STORED ROWS:

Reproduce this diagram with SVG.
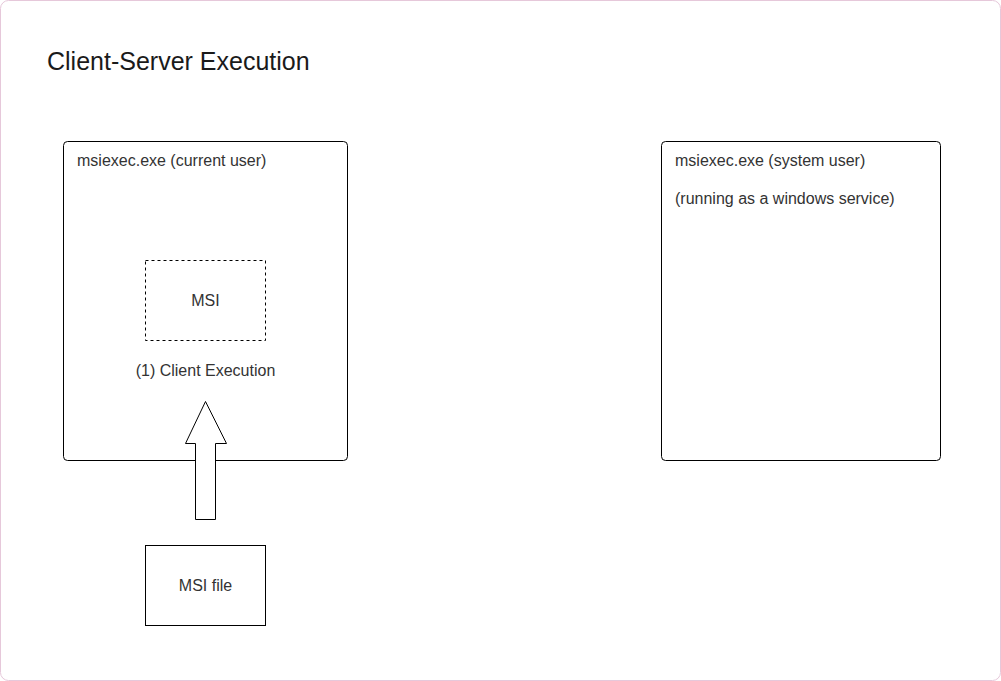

--

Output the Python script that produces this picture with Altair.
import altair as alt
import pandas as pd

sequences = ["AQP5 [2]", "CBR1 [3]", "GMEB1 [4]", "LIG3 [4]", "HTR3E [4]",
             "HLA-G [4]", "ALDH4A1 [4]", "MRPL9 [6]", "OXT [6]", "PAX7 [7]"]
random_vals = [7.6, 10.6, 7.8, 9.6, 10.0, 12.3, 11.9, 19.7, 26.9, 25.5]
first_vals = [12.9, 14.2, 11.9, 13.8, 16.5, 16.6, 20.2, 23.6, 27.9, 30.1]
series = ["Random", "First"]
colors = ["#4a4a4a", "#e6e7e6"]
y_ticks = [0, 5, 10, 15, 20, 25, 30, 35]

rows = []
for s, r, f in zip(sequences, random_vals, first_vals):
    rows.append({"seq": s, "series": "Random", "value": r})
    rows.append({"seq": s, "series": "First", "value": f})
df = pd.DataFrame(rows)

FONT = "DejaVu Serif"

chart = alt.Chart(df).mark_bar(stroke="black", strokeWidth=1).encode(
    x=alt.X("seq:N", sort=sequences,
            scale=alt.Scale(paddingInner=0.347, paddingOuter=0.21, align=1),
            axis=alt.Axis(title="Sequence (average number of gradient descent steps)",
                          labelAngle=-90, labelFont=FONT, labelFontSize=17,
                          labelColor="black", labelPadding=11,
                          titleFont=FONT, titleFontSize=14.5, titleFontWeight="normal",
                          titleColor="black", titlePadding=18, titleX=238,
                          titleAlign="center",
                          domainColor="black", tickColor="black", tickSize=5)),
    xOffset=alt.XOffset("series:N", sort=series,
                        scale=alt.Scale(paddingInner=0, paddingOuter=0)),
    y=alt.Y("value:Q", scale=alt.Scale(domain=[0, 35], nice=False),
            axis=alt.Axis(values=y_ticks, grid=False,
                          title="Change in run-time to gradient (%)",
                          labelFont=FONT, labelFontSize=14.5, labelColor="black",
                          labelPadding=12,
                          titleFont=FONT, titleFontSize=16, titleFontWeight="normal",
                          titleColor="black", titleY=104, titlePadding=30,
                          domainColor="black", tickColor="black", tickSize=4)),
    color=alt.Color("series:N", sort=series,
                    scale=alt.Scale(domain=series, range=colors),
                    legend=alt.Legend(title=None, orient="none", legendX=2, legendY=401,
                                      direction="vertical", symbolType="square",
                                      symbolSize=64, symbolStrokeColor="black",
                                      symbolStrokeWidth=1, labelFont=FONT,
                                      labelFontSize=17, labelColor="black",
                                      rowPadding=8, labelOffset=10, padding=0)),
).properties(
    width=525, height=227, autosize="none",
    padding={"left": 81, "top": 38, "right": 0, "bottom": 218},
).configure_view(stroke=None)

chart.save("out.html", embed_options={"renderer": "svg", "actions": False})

DIRECTIONS:
Extract and reproduce exactly the lines opening with the line containing "Output the Python" and closing with the line containing "import pandas as pd", inclusive.

THE REPLY:
Output the Python script that produces this picture with Altair.
import altair as alt
import pandas as pd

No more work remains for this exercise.